Goal
Set the lines down again exactly, first line through the line that contains "const lowerY = [28.1, 174.5];", with no pictures.

Data extract
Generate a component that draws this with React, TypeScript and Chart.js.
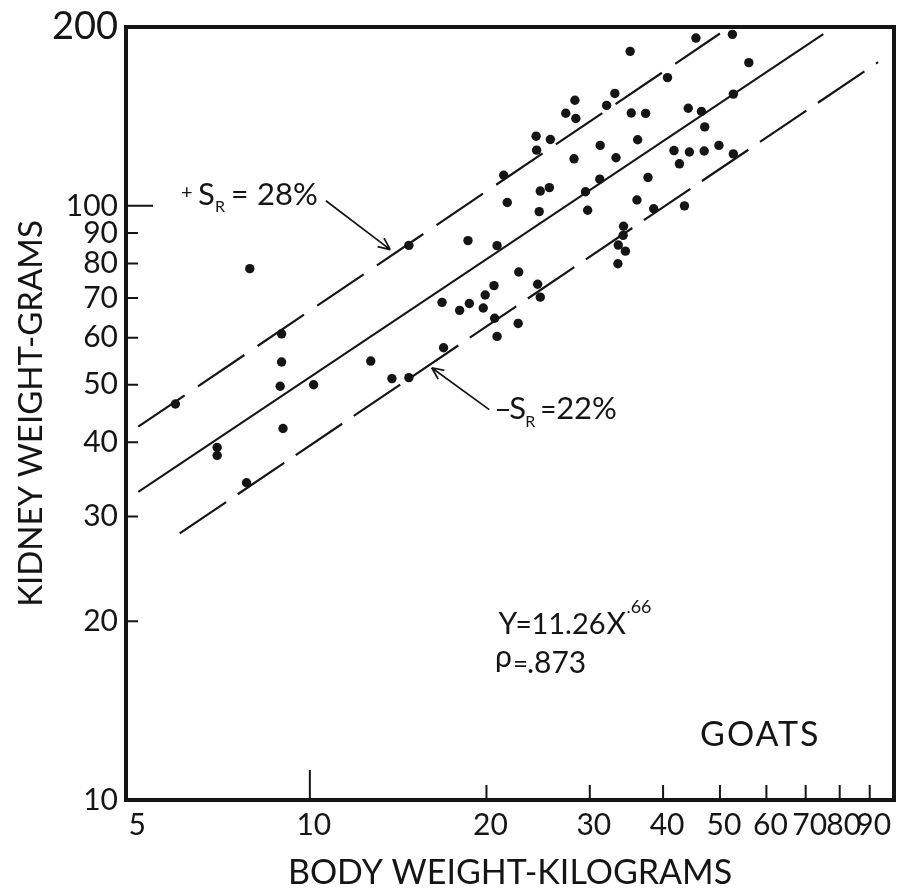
import React, { useEffect, useRef } from "react";
import { Chart, registerables } from "chart.js";

Chart.register(...registerables);

const FONT = 'Lato, "Open Sans", "DejaVu Sans", sans-serif';
const INK = "#151515";
const W = "400";

// Body weight (kg) of each goat
const bodyWeightKg = [
  5.9, 6.95, 6.95, 7.9, 7.8, 8.95, 8.95, 8.9, 9.0, 10.15,
  12.7, 13.8, 14.75, 14.75, 16.8, 16.9, 18.0, 18.6, 18.7, 19.75,
  19.9, 20.6, 20.65, 20.85, 20.85, 21.4, 21.7, 22.7, 22.65, 24.3,
  24.35, 24.45, 24.7, 24.6, 24.7, 25.6, 25.7, 27.3, 28.3, 28.4,
  28.2, 29.5, 29.75, 31.25, 31.2, 32.05, 33.1, 33.25, 33.55, 33.5,
  34.25, 34.2, 34.5, 35.15, 35.3, 36.2, 36.1, 37.35, 37.7, 38.55,
  40.7, 41.75, 42.65, 43.5, 44.15, 44.35, 45.5, 46.5, 47.1, 47.0,
  49.8, 52.5, 52.7, 52.7, 56.0,
];

// Kidney weight (g) of each goat
const kidneyWeightG = [
  46.4, 39.2, 38.0, 78.4, 34.2, 60.9, 54.6, 49.7, 42.2, 50.0,
  54.8, 51.2, 51.4, 85.8, 68.8, 57.7, 66.7, 87.4, 68.5, 67.3,
  70.8, 73.4, 64.7, 85.7, 60.3, 112.6, 101.3, 77.4, 63.4, 131.0,
  124.1, 73.8, 70.2, 97.8, 105.9, 107.3, 129.3, 143.2, 150.6, 140.3,
  120.0, 105.6, 98.3, 126.4, 110.9, 147.6, 154.6, 120.5, 85.9, 79.9,
  92.4, 89.2, 83.9, 182.0, 143.3, 129.2, 102.3, 143.1, 111.6, 98.9,
  164.4, 123.9, 117.7, 100.0, 146.0, 123.2, 191.6, 144.2, 135.8, 123.7,
  126.4, 194.4, 154.2, 122.3, 174.2,
];

// Fitted line Y = 11.26 X^.66 (end points) and the +28% / -22% bands
const fitX = [5.1, 75];
const fitY = [33.0, 194.6];
const upperX = [5.1, 50];
const upperY = [42.5, 195];
const lowerX = [6.0, 93];
const lowerY = [28.1, 174.5];

const xTickValues = [5, 10, 20, 30, 40, 50, 60, 70, 80, 90];
const yTickValues = [10, 20, 30, 40, 50, 60, 70, 80, 90, 100, 200];

// Annotation anchors (data coordinates)
const plusLabelAt = [6.03, 100.4];
const plusArrow = [10.65, 102, 13.71, 84.4];
const minusLabelAt = [20.61, 43.7];
const minusArrow = [20.22, 45.4, 16.13, 53.4];
const equationAt = [20.96, 19.03];
const rhoAt = [20.68, 16.38];
const goatsAt = [46.25, 12.32];

type Part = { text: string; size: number; dx: number; dy?: number };

function drawParts(ctx: CanvasRenderingContext2D, x: number, y: number, parts: Part[]) {
  for (const p of parts) {
    ctx.font = `${W} ${p.size}px ${FONT}`;
    ctx.fillText(p.text, x + p.dx, y + (p.dy || 0));
  }
}

function arrow(ctx: CanvasRenderingContext2D, x1: number, y1: number, x2: number, y2: number) {
  ctx.beginPath();
  ctx.moveTo(x1, y1);
  ctx.lineTo(x2, y2);
  const ang = Math.atan2(y2 - y1, x2 - x1);
  const h = 13;
  const spread = 0.42;
  ctx.moveTo(x2, y2);
  ctx.lineTo(x2 - h * Math.cos(ang - spread), y2 - h * Math.sin(ang - spread));
  ctx.moveTo(x2, y2);
  ctx.lineTo(x2 - h * Math.cos(ang + spread), y2 - h * Math.sin(ang + spread));
  ctx.stroke();
}

const paperPlugin = {
  id: "paper",
  afterDatasetsDraw(chart: any) {
    const { ctx, chartArea: a, scales } = chart;
    const xs = scales.x;
    const ys = scales.y;
    ctx.save();
    ctx.strokeStyle = INK;
    ctx.fillStyle = INK;
    ctx.lineCap = "butt";

    // frame
    ctx.lineWidth = 4;
    ctx.strokeRect(a.left, a.top, a.right - a.left, a.bottom - a.top);

    // inner tick marks
    ctx.lineWidth = 2;
    ctx.beginPath();
    for (const v of yTickValues) {
      if (v === 10 || v === 200) continue;
      const py = ys.getPixelForValue(v);
      const len = v === 100 ? 27 : 12;
      ctx.moveTo(a.left, py);
      ctx.lineTo(a.left + len, py);
    }
    for (const v of xTickValues) {
      if (v === 5) continue;
      const px = xs.getPixelForValue(v);
      const len = v === 10 ? 30 : 15;
      ctx.moveTo(px, a.bottom);
      ctx.lineTo(px, a.bottom - len);
    }
    ctx.stroke();

    // arrows
    ctx.lineWidth = 1.7;
    arrow(ctx, xs.getPixelForValue(plusArrow[0]), ys.getPixelForValue(plusArrow[1]),
      xs.getPixelForValue(plusArrow[2]), ys.getPixelForValue(plusArrow[3]));
    arrow(ctx, xs.getPixelForValue(minusArrow[0]), ys.getPixelForValue(minusArrow[1]),
      xs.getPixelForValue(minusArrow[2]), ys.getPixelForValue(minusArrow[3]));

    ctx.textAlign = "left";
    ctx.textBaseline = "alphabetic";

    // +S_R = 28%
    drawParts(ctx, xs.getPixelForValue(plusLabelAt[0]), ys.getPixelForValue(plusLabelAt[1]), [
      { text: "+", size: 20, dx: 0, dy: -6 },
      { text: "S", size: 31, dx: 17 },
      { text: "R", size: 16, dx: 34, dy: 7 },
      { text: "=", size: 30, dx: 50 },
      { text: "28%", size: 31, dx: 76 },
    ]);

    // -S_R = 22%
    drawParts(ctx, xs.getPixelForValue(minusLabelAt[0]), ys.getPixelForValue(minusLabelAt[1]), [
      { text: "\u2013", size: 30, dx: 0 },
      { text: "S", size: 31, dx: 15 },
      { text: "R", size: 16, dx: 31, dy: 8 },
      { text: "=", size: 28, dx: 46 },
      { text: "22%", size: 31, dx: 62 },
    ]);

    // Y = 11.26 X^.66
    drawParts(ctx, xs.getPixelForValue(equationAt[0]), ys.getPixelForValue(equationAt[1]), [
      { text: "Y", size: 30, dx: 0 },
      { text: "=", size: 28, dx: 17 },
      { text: "11.26", size: 29, dx: 33 },
      { text: "X", size: 30, dx: 108 },
      { text: ".66", size: 18, dx: 128, dy: -21 },
    ]);

    // rho = .873
    drawParts(ctx, xs.getPixelForValue(rhoAt[0]), ys.getPixelForValue(rhoAt[1]), [
      { text: "\u03C1", size: 30, dx: 0, dy: -6 },
      { text: "=", size: 26, dx: 18 },
      { text: ".873", size: 30, dx: 32 },
    ]);

    // GOATS
    ctx.font = `${W} 34px ${FONT}`;
    (ctx as any).letterSpacing = "2px";
    ctx.fillText("GOATS", xs.getPixelForValue(goatsAt[0]), ys.getPixelForValue(goatsAt[1]));
    (ctx as any).letterSpacing = "0px";

    ctx.restore();
  },
};

export default function App() {
  const ref = useRef<HTMLCanvasElement>(null);

  useEffect(() => {
    const points = bodyWeightKg.map((x, i) => ({ x, y: kidneyWeightG[i] }));
    const line = (xs: number[], ys: number[]) => xs.map((x, i) => ({ x, y: ys[i] }));

    const chart = new Chart(ref.current as HTMLCanvasElement, {
      type: "scatter",
      data: {
        datasets: [
          {
            label: "Goats",
            data: points,
            pointRadius: 4.7,
            pointBackgroundColor: INK,
            pointBorderWidth: 0,
            showLine: false,
          },
          {
            label: "Y = 11.26 X^.66",
            data: line(fitX, fitY),
            showLine: true,
            borderColor: INK,
            borderWidth: 2,
            pointRadius: 0,
          },
          {
            label: "+S_R = 28%",
            data: line(upperX, upperY),
            showLine: true,
            borderColor: INK,
            borderWidth: 2.2,
            borderDash: [56, 16],
            pointRadius: 0,
          },
          {
            label: "-S_R = 22%",
            data: line(lowerX, lowerY),
            showLine: true,
            borderColor: INK,
            borderWidth: 2.2,
            borderDash: [56, 14],
            pointRadius: 0,
          },
        ],
      } as any,
      options: {
        responsive: false,
        animation: false,
        layout: { padding: { top: 22, right: 22, left: 0, bottom: 0 } },
        plugins: {
          legend: { display: false },
          tooltip: { enabled: false },
        },
        scales: {
          x: {
            type: "logarithmic",
            min: 4.86,
            max: 99,
            afterBuildTicks: (scale: any) => {
              scale.ticks = xTickValues.map((v) => ({ value: v }));
            },
            afterFit: (scale: any) => {
              scale.height = 96;
            },
            grid: { display: false, drawTicks: false },
            border: { display: false },
            ticks: {
              autoSkip: false,
              maxRotation: 0,
              minRotation: 0,
              padding: 10,
              labelOffset: 4,
              color: INK,
              font: { family: FONT, size: 30, weight: W, lineHeight: 1 },
              callback: (v: any) => String(v),
            },
            title: {
              display: true,
              text: "BODY WEIGHT-KILOGRAMS",
              color: INK,
              font: { family: FONT, size: 34, weight: W, lineHeight: 1.2 },
              padding: { top: 0, bottom: 3 },
            },
          },
          y: {
            type: "logarithmic",
            min: 10,
            max: 200,
            afterBuildTicks: (scale: any) => {
              scale.ticks = yTickValues.map((v) => ({ value: v }));
            },
            afterFit: (scale: any) => {
              scale.width = 126;
            },
            grid: { display: false, drawTicks: false },
            border: { display: false },
            ticks: {
              autoSkip: false,
              padding: 8,
              color: INK,
              font: (c: any) => ({
                family: FONT,
                size: c.tick && c.tick.value === 200 ? 38 : 30,
                weight: W,
                lineHeight: 1,
              }),
              callback: (v: any) => String(v),
            },
            title: {
              display: true,
              text: "KIDNEY WEIGHT-GRAMS",
              color: INK,
              font: { family: FONT, size: 33, weight: W, lineHeight: 1.2 },
              padding: { top: 12, bottom: 0 },
            },
          },
        },
      } as any,
      plugins: [paperPlugin],
    });

    return () => chart.destroy();
  }, []);

  return (
    <div style={{ position: "absolute", left: 0, top: 0, width: 916, height: 896, background: "#fff" }}>
      <canvas ref={ref} width={916} height={896} style={{ display: "block" }} />
    </div>
  );
}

The result
Generate a component that draws this with React, TypeScript and Chart.js.
import React, { useEffect, useRef } from "react";
import { Chart, registerables } from "chart.js";

Chart.register(...registerables);

const FONT = 'Lato, "Open Sans", "DejaVu Sans", sans-serif';
const INK = "#151515";
const W = "400";

// Body weight (kg) of each goat
const bodyWeightKg = [
  5.9, 6.95, 6.95, 7.9, 7.8, 8.95, 8.95, 8.9, 9.0, 10.15,
  12.7, 13.8, 14.75, 14.75, 16.8, 16.9, 18.0, 18.6, 18.7, 19.75,
  19.9, 20.6, 20.65, 20.85, 20.85, 21.4, 21.7, 22.7, 22.65, 24.3,
  24.35, 24.45, 24.7, 24.6, 24.7, 25.6, 25.7, 27.3, 28.3, 28.4,
  28.2, 29.5, 29.75, 31.25, 31.2, 32.05, 33.1, 33.25, 33.55, 33.5,
  34.25, 34.2, 34.5, 35.15, 35.3, 36.2, 36.1, 37.35, 37.7, 38.55,
  40.7, 41.75, 42.65, 43.5, 44.15, 44.35, 45.5, 46.5, 47.1, 47.0,
  49.8, 52.5, 52.7, 52.7, 56.0,
];

// Kidney weight (g) of each goat
const kidneyWeightG = [
  46.4, 39.2, 38.0, 78.4, 34.2, 60.9, 54.6, 49.7, 42.2, 50.0,
  54.8, 51.2, 51.4, 85.8, 68.8, 57.7, 66.7, 87.4, 68.5, 67.3,
  70.8, 73.4, 64.7, 85.7, 60.3, 112.6, 101.3, 77.4, 63.4, 131.0,
  124.1, 73.8, 70.2, 97.8, 105.9, 107.3, 129.3, 143.2, 150.6, 140.3,
  120.0, 105.6, 98.3, 126.4, 110.9, 147.6, 154.6, 120.5, 85.9, 79.9,
  92.4, 89.2, 83.9, 182.0, 143.3, 129.2, 102.3, 143.1, 111.6, 98.9,
  164.4, 123.9, 117.7, 100.0, 146.0, 123.2, 191.6, 144.2, 135.8, 123.7,
  126.4, 194.4, 154.2, 122.3, 174.2,
];

// Fitted line Y = 11.26 X^.66 (end points) and the +28% / -22% bands
const fitX = [5.1, 75];
const fitY = [33.0, 194.6];
const upperX = [5.1, 50];
const upperY = [42.5, 195];
const lowerX = [6.0, 93];
const lowerY = [28.1, 174.5];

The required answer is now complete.